GIVEN INSTRUCTION: Everything from the first line down to the line containing "import numpy as np" is to be retyped exactly, both ends included, with pictures left out.

DATA SEGMENT:
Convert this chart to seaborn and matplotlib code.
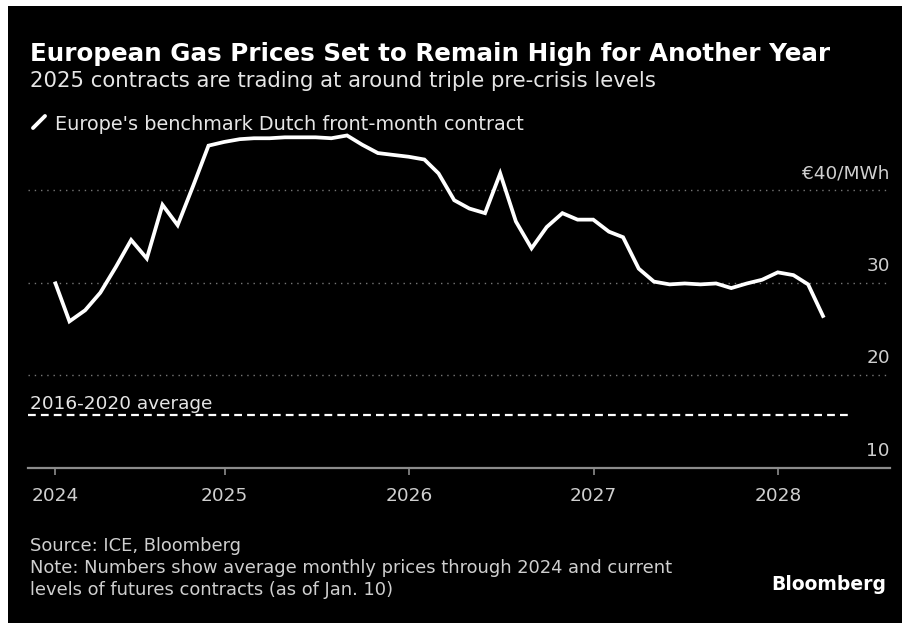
import matplotlib
matplotlib.use("Agg")
import matplotlib.pyplot as plt
from matplotlib.patches import Rectangle
from matplotlib.lines import Line2D
import seaborn as sns
import pandas as pd
import numpy as np

# ---------------- data ----------------
start_month = "2024-01-31"
prices_2024 = [30.1, 25.8, 27.0, 28.9, 31.7, 34.6, 32.6, 38.4, 36.2, 40.5, 44.8, 45.2]
prices_2025 = [45.5, 45.6, 45.6, 45.7, 45.7, 45.7, 45.6, 45.9, 44.9, 44.0, 43.8, 43.6]
prices_2026 = [43.3, 41.8, 38.9, 38.0, 37.5, 41.8, 36.6, 33.7, 36.0, 37.5, 36.8, 36.8]
prices_2027 = [35.5, 34.9, 31.5, 30.1, 29.8, 29.9, 29.8, 29.9, 29.4, 29.9, 30.3, 31.1]
prices_2028 = [30.8, 29.8, 26.2]
avg_2016_2020 = 15.7
year_labels = ["2024", "2025", "2026", "2027", "2028"]
y_ticks = [10, 20, 30, 40]
y_tick_labels = ["10", "20", "30", "€40/MWh"]

values = prices_2024 + prices_2025 + prices_2026 + prices_2027 + prices_2028
dates = pd.date_range(start_month, periods=len(values), freq="ME")
df = pd.DataFrame({"date": dates, "price": values})

# ---------------- figure ----------------
sns.set_style("dark", {"xtick.bottom": True})
plt.rcParams["font.family"] = ["DejaVu Sans"]

W, H = 902, 623
fig = plt.figure(figsize=(W / 100, H / 100), dpi=100, facecolor="white")
fig.patches.append(Rectangle((8 / W, 0), 1 - 8 / W, 1 - 6 / H, transform=fig.transFigure,
                             facecolor="black", edgecolor="none", zorder=-10))

def fx(px):
    return px / W

def fy(py):
    return 1 - py / H

ax_left, ax_right, ax_bottom, ax_top = 28, 890, 467.5, 125.3
ax = fig.add_axes([fx(ax_left), fy(ax_bottom), (ax_right - ax_left) / W, (ax_bottom - ax_top) / H])
ax.set_facecolor("none")

sns.lineplot(data=df, x="date", y="price", ax=ax, color="white", linewidth=2.7,
             solid_joinstyle="miter", solid_capstyle="butt")

x_left = dates[0] - pd.Timedelta(days=53)
x_right = pd.Timestamp("2028-01-01") + pd.Timedelta(days=221)
ax.set_xlim(x_left, x_right)
ax.set_ylim(10, 47)

# average line
ax.hlines(avg_2016_2020, x_left, pd.Timestamp("2028-05-20"), colors="white",
          linestyles=(0, (3.5, 2.3)), linewidth=1.6)
ax.text(0.002, avg_2016_2020 + 0.6, "2016-2020 average", transform=ax.get_yaxis_transform(),
        color="#e6e6e6", fontsize=13.3, ha="left", va="baseline")

# ticks
xt = [dates[0]] + [pd.Timestamp(f"{y}-01-01") for y in year_labels[1:]]
ax.set_xticks(xt)
ax.set_xticklabels(year_labels)
ax.set_yticks(y_ticks)
ax.set_yticklabels([])
ax.tick_params(axis="x", bottom=True, colors="#8c8c8c", length=5, width=1.2, direction="out",
               labelcolor="#cfcfcf", labelsize=13.3, pad=9)
ax.tick_params(axis="y", length=0, left=False)
ax.grid(axis="y", color="#767676", linestyle=(0, (1, 3.5)), linewidth=1.0)
ax.grid(axis="x", visible=False)
for s in ["top", "left", "right"]:
    ax.spines[s].set_visible(False)
ax.spines["bottom"].set_color("#8c8c8c")
ax.spines["bottom"].set_linewidth(1.6)
ax.set_xlabel("")
ax.set_ylabel("")

for v, lab in zip(y_ticks, y_tick_labels):
    ax.text(1.0, v + 1.25, lab, transform=ax.get_yaxis_transform(), ha="right", va="baseline",
            color="#cfcfcf", fontsize=13.3)

# titles
fig.text(fx(30), fy(61), "European Gas Prices Set to Remain High for Another Year",
         color="white", fontsize=17.7, fontweight="bold", ha="left", va="baseline")
fig.text(fx(30), fy(87), "2025 contracts are trading at around triple pre-crisis levels",
         color="#e6e6e6", fontsize=15.3, ha="left", va="baseline")

# legend
fig.add_artist(Line2D([fx(33), fx(45)], [fy(128), fy(116)], transform=fig.transFigure,
                      color="white", linewidth=2.8, solid_capstyle="round"))
fig.text(fx(55), fy(130), "Europe's benchmark Dutch front-month contract",
         color="#e6e6e6", fontsize=13.9, ha="left", va="baseline")

# footer
fig.text(fx(30), fy(551), "Source: ICE, Bloomberg", color="#cfcfcf", fontsize=12.9,
         ha="left", va="baseline")
fig.text(fx(30), fy(573), "Note: Numbers show average monthly prices through 2024 and current",
         color="#cfcfcf", fontsize=12.9, ha="left", va="baseline")
fig.text(fx(30), fy(595), "levels of futures contracts (as of Jan. 10)",
         color="#cfcfcf", fontsize=12.9, ha="left", va="baseline")
fig.text(fx(886), fy(590), "Bloomberg", color="white", fontsize=13.5, fontweight="bold",
         ha="right", va="baseline")

fig.savefig("out.png", dpi=100, facecolor=fig.get_facecolor())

TASK OUTPUT:
Convert this chart to seaborn and matplotlib code.
import matplotlib
matplotlib.use("Agg")
import matplotlib.pyplot as plt
from matplotlib.patches import Rectangle
from matplotlib.lines import Line2D
import seaborn as sns
import pandas as pd
import numpy as np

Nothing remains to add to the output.